Here is a little history of the Ranger Airfield:
Flying across the U.S. in July 1931, Amelia Earhart graced the grass in her Beech-Nut Gum sponsored autogyro. Her visit drew a large crowd but the Great Depression was already placing a toll on the airfield. In 1937, Army Air Corps survey photos labeled the hangar “Abandoned.” But the looming war in Europe would help save the airfield. A Civilian Pilot Training Program was established in 1939 to help provide pilots and mechanics with the knowledge they’d need to fight victoriously. After WWII, the field was modernized and took the shape of a typical general aviation airport. An asphalt runway was added as well as a number of additions to the original hangar. But because of the decline in Ranger’s population the airfield was not improved or maintained thereafter.

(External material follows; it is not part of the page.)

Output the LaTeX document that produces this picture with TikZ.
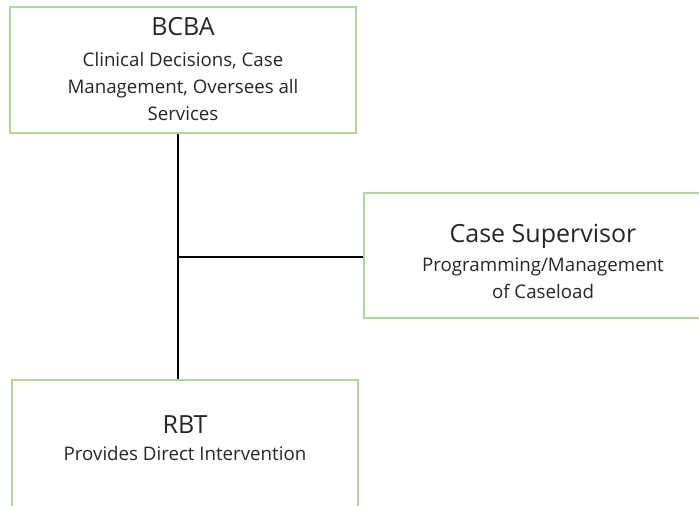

Howard makes no mention of Earhart’s stop in Ranger in his letters, but he may have been aware of it through newspapers accounts. In 1931 Earhart’s career was taking-off (literally). She first gained the public’s attention as an aviatrix in 1928 when she flew across the Atlantic Ocean as an observer (not the actual pilot). Earhart would go on to be the first female aviator to fly solo across the Atlantic in 1932.
She disappeared July 2, 1937 over the central Pacific Ocean near Howland Island on an attempted flight to circumnavigate the globe with her navigator Fred Noonan. Over the ensuing decades, much speculation has been bandied about regarding what happened to the pair of adventurers and to this very day experts are still searching for clues as to what led to their disappearance and where they ended up. Earhart searchers have turned up artifacts such as a piece of plane wreckage belived to have been from her plane, a broken cosmetic jar, possible human remains and other items on the island of Nikumaroro.
Howard wrote a story around 1928 called the “The People of the Black Coast.” The story was not published during Howard’s lifetime and first appeared in the September-October 1969 issue of Spaceway Science Fiction. The science-fantasy story includes some eerie coincidences similar to the real life story of the disappearance of Earhart and Noonan:
There were two of us, at the start. Myself, of course, and Gloria, who was to have been my bride. Gloria had an airplane and she loved to fly the thing — that was the beginning of the whole horror. I tried to dissuade her that day — I swear I did! — but she insisted and we took off from Manila with Guam as our destination. Why? The whim of this reckless girl who feared noting and always burned with zest for some new adventure — some untried sport.
The plane experienced some kind of mechanical problem, forcing the lady pilot and to seek an island to land on. Just as the aircraft fell from the sky, the pair spotted land:
We swam ashore from the sinking craft, unhurt and found ourselves in a strange and forbidding land. Broad beaches sloped up from the lazy waves to end at the foot of vast cliffs. These cliffs seem to be of solid rock and were — are — hundreds of feet high. The material was basalt or something similar.
So the couple in this Howard story experienced the same fate as Earhart and Noonan may have. It is generally believed that the pair survived the crash and found themselves marooned on an atoll (believed to be Nikumaroro) with no fresh water or food. Of course Earhart and Noonan never faced giant, intelligent killer crabs — instead the two likely succumbed to starvation and dehydration.
Of course I am not suggesting Howard had some kind of ability to foretell the future, but it wouldn’t be the only time Howard put forth a theory that may be historically accurate. Recent findings seem to support his hypothesis regarding cataclysmic events that ended his fictional Hyborian Age some 12,000 years ago. Wm. Michael Mott delves deep into this topic in his “The Hyborian Sage: Real-World Parallels Between Howard’s Essay and Modern Discoveries” essay which appears in the current issue of the TGR print journal.
As the title of this post indicates, this is just fanciful speculation on my part, but nonetheless I have a sudden craving for Alaskan King Crab legs.